Les contraintes supportées par la communauté portuaire

Pour l'autorité portuaire, la saisie de navires a pour conséquence de rendre improductifs les postes à quai concernés, de perturber l'organisation du port et de détériorer son image de marque par la présence de navires délabrés. Parfois, elle doit de surcroît gérer un problème humain critique lorsque l'équipage n'est plus rémunéré et que les vivres manquent à bord.

Les agents consignataires de navires s'estiment également victimes des saisies conservatoires de navires, en particulier en raison du manque d'information sur la procédure engagée, du non-paiement des frais de procédure dont ils font l'avance, des notifications d'actes qu'ils reçoivent même après la fin de leur mandat.

La recherche de solutions

Des solutions ont été recherchées à travers les expériences menées notamment dans les ports européens. C'est ainsi qu'au Royaume-Uni, une garantie bancaire est réclamée préalablement à toute demande de saisie de navire. En Allemagne, la procédure de saisie ne peut pas être engagée si le débiteur possède des biens dans le pays et dont l'importance est susceptible de garantir le paiement de la créance.

Les représentants des P & I clubs ont rappelé que les garanties offertes étaient fiables, même si, de manière très marginale, certains clubs n'honorent pas leurs engagements. Il a été souligné à cette occasion que des banques ont refusé d'accorder leur garantie en vue de permettre la mainlevée de la saisie.

La portée de la saisie conservatoire

Il a été rappelé que la saisie conservatoire d'un navire est prononcée sous réserve des droits des tiers, dont l'autorité portuaire fait habituellement partie. Le droit de propriété attaché à la créance du saisissant ne saurait primer l'intérêt général que représente le fonctionnement normal du service public portuaire.

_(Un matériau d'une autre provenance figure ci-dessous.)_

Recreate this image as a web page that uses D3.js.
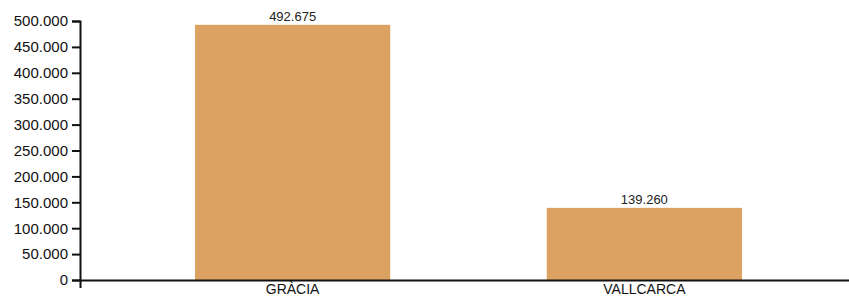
<!DOCTYPE html>
<html>
<head>
<meta charset="utf-8">
<script src="https://cdn.jsdelivr.net/npm/d3@7"></script>
<style>
    body { margin: 0; background: #fff; }
    text { font-family: "Liberation Sans", Arial, sans-serif; }
</style>
</head>
<body>
<div id="chart"></div>
<script>
// data
let categories = ["GRÀCIA", "VALLCARCA"];
let values = [492675, 139260];
let yTicks = [0, 50000, 100000, 150000, 200000, 250000, 300000, 350000, 400000, 450000, 500000];

let margin = {top: 21, right: 0, bottom: 17, left: 80};
let width = 849, height = 297;

let svg = d3.select("#chart").append("svg")
    .attr("width", width)
    .attr("height", height);

let locale = d3.formatLocale({decimal: ",", thousands: ".", grouping: [3], currency: ["", "€"]});
let fmt = locale.format(",d");

let x = d3.scaleBand()
    .domain(categories)
    .range([margin.left, 857])
    .paddingInner(0.445)
    .paddingOuter(0.327);

let y = d3.scaleLinear()
    .domain([0, 500000])
    .range([height - margin.bottom, margin.top]);

// bars
svg.selectAll("rect.bar")
    .data(categories)
    .enter()
    .append("rect")
    .attr("class", "bar")
    .attr("x", d => x(d))
    .attr("width", x.bandwidth())
    .attr("y", (d, i) => y(values[i]))
    .attr("height", (d, i) => y(0) - y(values[i]))
    .attr("fill", "#dca262");

// value labels
svg.selectAll("text.val")
    .data(categories)
    .enter()
    .append("text")
    .attr("class", "val")
    .attr("x", d => x(d) + x.bandwidth() / 2)
    .attr("y", (d, i) => y(values[i]) - 4)
    .attr("text-anchor", "middle")
    .style("font-size", "13px")
    .attr("fill", "#222")
    .text((d, i) => fmt(values[i]));

// axes
let yAxis = svg.append("g")
    .attr("transform", `translate(${margin.left},0)`)
    .call(d3.axisLeft(y).tickValues(yTicks).tickFormat(fmt).tickSize(8).tickPadding(4));

let xAxis = svg.append("g")
    .attr("transform", `translate(0,${y(0)})`)
    .call(d3.axisBottom(x).tickSize(0).tickSizeOuter(8).tickPadding(4));

svg.selectAll(".domain, .tick line")
    .attr("stroke", "#111")
    .attr("stroke-width", 2);

svg.selectAll(".tick text")
    .style("font-size", "15px")
    .style("font-family", "'Liberation Sans', Arial, sans-serif")
    .attr("fill", "#111");

xAxis.selectAll(".tick text")
    .style("font-size", "14px");
</script>
</body>
</html>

Bien que légitime, la mise en œuvre de la saisie ne doit pas préjudicier aux tiers, c'est-à-dire par exemple que les frais de déhalage du navire saisi dans un port, ou vers un autre port, de même que les droits de port peuvent être mis à la charge du créancier saisissant.

Les recommandations adoptées

Une large concertation entre les parties concernées est envisagée afin de définir les remèdes au fléau que représente pour les autorités portuaires marocaines la multitude de saisies conservatoires de navires.

Il est suggéré que le nouveau code maritime marocain prenne en compte les conséquences économiques des saisies pour les activités portuaires, afin de limiter le recours à cette procédure.

Lors de l'examen des demandes de saisie de navires, il serait souhaitable que les magistrats se rapprochent des commandants de port afin d'adapter leurs décisions au contexte portuaire sur le plan de l'exploitation et de la sécurité.

À l'instar de la solution adoptée au Royaume-Uni, les participants au séminaire proposent que les demandes de saisies conservatoires de navires ayant pour fondement une créance née à 'étranger, impliquent la présentation préalable d'une caution.

L'entrée en vigueur, au 1er janvier 2012, de la directive no 2009/20/CE du 23 avril 2009 imposant aux propriétaires de navires de s'assurer pour les créances maritimes est susceptible de réduire le nombre de saisies conservatoires au sein des ports de l'Union européenne, et peut être par voie de conséquence dans les ports marocains, sachant que les navires des États tiers seront également soumis à cette obligation.